===== Supplied information
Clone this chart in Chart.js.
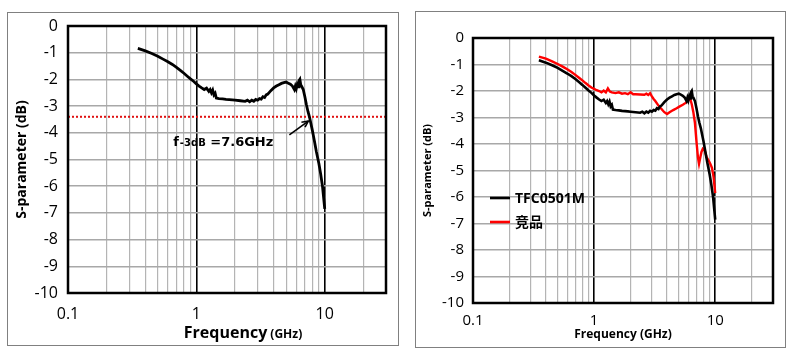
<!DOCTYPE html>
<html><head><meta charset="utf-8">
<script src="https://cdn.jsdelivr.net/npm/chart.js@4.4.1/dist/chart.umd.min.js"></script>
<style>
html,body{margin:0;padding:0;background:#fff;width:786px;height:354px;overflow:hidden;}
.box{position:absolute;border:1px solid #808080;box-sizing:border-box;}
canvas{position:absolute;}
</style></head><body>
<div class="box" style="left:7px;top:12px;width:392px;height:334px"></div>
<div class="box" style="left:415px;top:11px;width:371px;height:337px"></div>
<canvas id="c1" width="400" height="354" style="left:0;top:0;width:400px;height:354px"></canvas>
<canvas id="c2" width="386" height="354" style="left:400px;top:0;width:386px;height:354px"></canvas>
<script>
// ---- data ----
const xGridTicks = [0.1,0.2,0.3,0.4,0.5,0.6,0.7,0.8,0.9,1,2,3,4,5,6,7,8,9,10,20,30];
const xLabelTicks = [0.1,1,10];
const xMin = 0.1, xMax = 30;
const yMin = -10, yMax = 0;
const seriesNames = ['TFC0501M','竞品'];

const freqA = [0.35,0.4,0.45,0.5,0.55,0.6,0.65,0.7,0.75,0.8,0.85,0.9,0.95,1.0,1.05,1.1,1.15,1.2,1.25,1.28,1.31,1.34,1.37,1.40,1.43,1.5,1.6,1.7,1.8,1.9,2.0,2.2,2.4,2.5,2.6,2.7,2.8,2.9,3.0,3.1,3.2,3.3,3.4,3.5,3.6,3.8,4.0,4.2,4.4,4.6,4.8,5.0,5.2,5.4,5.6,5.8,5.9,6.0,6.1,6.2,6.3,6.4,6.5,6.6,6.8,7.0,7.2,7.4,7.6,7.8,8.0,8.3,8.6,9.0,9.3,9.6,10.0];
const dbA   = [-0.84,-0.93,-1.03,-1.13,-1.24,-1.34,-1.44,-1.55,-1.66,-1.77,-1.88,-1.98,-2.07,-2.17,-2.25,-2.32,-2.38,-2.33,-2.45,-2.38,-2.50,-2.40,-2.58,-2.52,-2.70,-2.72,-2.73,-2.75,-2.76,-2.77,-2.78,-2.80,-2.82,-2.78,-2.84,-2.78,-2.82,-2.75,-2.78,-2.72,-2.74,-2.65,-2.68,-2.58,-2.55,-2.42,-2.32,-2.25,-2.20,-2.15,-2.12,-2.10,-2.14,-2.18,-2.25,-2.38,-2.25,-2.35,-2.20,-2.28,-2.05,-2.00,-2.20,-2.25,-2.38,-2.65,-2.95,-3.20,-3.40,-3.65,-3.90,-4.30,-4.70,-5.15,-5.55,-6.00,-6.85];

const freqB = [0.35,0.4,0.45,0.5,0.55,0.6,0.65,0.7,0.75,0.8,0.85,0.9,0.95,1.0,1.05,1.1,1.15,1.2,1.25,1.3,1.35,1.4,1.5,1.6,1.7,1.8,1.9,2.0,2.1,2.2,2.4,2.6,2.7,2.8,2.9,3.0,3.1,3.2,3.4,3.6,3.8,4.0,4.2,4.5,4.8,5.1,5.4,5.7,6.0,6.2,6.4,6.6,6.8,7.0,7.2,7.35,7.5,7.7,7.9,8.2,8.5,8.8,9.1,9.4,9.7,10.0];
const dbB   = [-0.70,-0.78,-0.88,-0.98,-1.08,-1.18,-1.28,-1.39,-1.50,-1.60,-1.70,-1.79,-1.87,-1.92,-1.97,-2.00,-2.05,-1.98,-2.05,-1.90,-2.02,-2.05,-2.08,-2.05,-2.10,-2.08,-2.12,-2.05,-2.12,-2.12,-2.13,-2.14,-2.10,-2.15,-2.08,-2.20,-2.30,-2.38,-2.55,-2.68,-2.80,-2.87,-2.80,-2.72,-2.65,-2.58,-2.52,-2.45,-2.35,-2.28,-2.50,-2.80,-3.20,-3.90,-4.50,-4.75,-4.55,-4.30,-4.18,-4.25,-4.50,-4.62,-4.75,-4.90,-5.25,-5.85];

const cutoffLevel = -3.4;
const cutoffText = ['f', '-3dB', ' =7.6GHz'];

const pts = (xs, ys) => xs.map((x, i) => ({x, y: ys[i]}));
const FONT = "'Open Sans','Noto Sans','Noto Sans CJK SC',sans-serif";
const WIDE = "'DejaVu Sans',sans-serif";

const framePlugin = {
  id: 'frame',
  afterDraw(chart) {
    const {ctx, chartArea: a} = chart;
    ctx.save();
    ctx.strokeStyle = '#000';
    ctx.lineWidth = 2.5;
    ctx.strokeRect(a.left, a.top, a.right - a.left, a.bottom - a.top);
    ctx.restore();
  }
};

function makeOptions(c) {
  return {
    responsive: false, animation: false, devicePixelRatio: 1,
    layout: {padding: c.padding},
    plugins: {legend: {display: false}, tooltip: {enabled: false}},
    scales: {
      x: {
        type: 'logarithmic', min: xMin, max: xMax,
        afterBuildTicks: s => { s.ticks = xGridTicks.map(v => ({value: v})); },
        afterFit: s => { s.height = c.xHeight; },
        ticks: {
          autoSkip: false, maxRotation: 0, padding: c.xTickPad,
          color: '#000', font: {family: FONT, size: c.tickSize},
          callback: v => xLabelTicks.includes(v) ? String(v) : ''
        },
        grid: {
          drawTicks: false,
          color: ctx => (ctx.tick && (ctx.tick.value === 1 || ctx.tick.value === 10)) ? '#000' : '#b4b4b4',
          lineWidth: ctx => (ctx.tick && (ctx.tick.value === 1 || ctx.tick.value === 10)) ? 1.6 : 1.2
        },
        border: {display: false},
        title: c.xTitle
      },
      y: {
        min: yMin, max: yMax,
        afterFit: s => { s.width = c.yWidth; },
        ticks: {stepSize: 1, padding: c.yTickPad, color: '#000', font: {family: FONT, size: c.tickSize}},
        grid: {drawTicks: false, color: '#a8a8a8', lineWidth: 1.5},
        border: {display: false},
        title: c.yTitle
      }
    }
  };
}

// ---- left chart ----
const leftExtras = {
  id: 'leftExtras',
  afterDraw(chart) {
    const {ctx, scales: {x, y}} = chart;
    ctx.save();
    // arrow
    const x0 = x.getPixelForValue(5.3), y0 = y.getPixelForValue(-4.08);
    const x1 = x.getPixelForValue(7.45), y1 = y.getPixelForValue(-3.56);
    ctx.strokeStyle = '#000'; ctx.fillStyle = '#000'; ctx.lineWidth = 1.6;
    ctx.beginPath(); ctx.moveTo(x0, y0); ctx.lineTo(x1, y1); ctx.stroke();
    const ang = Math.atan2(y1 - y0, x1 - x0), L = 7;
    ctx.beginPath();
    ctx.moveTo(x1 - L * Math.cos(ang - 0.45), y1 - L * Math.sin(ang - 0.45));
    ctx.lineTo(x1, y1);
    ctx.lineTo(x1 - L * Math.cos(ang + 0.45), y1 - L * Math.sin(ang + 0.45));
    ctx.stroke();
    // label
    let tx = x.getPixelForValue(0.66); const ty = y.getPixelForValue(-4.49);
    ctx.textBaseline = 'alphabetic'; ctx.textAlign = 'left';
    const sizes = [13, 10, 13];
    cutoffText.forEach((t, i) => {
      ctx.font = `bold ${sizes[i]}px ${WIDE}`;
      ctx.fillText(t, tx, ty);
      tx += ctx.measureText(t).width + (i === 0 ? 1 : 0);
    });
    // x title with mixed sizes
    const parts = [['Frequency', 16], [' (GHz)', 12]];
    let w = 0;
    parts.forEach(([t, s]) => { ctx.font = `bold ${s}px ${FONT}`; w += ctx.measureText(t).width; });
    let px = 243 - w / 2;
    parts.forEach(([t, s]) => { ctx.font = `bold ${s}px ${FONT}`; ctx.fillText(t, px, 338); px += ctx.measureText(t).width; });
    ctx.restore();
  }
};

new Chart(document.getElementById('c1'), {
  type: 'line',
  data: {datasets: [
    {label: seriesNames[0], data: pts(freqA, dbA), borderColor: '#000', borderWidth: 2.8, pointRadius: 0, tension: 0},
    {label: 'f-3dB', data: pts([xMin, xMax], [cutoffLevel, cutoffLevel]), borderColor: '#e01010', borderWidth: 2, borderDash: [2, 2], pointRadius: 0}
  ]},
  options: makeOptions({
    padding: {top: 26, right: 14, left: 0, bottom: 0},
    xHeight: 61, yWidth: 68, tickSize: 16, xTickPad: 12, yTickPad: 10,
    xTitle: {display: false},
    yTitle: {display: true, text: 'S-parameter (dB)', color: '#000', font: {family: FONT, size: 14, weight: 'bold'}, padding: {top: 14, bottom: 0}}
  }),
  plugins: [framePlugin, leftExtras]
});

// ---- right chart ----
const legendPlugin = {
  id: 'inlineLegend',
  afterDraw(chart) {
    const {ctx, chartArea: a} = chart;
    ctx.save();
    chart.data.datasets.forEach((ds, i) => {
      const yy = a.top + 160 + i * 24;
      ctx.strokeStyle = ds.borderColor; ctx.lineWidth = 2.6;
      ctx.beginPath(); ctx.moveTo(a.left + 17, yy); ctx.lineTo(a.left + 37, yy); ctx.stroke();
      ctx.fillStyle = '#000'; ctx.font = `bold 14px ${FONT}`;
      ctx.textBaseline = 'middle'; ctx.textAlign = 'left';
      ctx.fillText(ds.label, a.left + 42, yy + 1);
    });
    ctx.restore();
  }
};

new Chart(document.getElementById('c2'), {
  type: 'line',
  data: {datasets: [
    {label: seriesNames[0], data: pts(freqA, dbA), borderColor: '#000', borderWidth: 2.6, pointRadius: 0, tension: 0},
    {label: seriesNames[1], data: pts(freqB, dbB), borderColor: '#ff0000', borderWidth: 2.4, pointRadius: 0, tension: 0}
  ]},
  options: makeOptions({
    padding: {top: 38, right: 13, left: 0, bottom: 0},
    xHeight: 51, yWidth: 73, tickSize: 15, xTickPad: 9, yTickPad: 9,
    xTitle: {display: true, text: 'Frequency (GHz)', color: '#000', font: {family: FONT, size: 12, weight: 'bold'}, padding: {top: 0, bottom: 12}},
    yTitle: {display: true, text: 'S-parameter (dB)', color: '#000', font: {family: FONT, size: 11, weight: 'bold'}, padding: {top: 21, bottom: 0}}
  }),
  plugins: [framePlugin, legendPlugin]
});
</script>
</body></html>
==========
Your objective
Leave out any pictures, please, and quote only the lines from the top of the data through the line that contains "const seriesNames = ['TFC0501M','竞品'];".

Final result
Clone this chart in Chart.js.
<!DOCTYPE html>
<html><head><meta charset="utf-8">
<script src="https://cdn.jsdelivr.net/npm/chart.js@4.4.1/dist/chart.umd.min.js"></script>
<style>
html,body{margin:0;padding:0;background:#fff;width:786px;height:354px;overflow:hidden;}
.box{position:absolute;border:1px solid #808080;box-sizing:border-box;}
canvas{position:absolute;}
</style></head><body>
<div class="box" style="left:7px;top:12px;width:392px;height:334px"></div>
<div class="box" style="left:415px;top:11px;width:371px;height:337px"></div>
<canvas id="c1" width="400" height="354" style="left:0;top:0;width:400px;height:354px"></canvas>
<canvas id="c2" width="386" height="354" style="left:400px;top:0;width:386px;height:354px"></canvas>
<script>
// ---- data ----
const xGridTicks = [0.1,0.2,0.3,0.4,0.5,0.6,0.7,0.8,0.9,1,2,3,4,5,6,7,8,9,10,20,30];
const xLabelTicks = [0.1,1,10];
const xMin = 0.1, xMax = 30;
const yMin = -10, yMax = 0;
const seriesNames = ['TFC0501M','竞品'];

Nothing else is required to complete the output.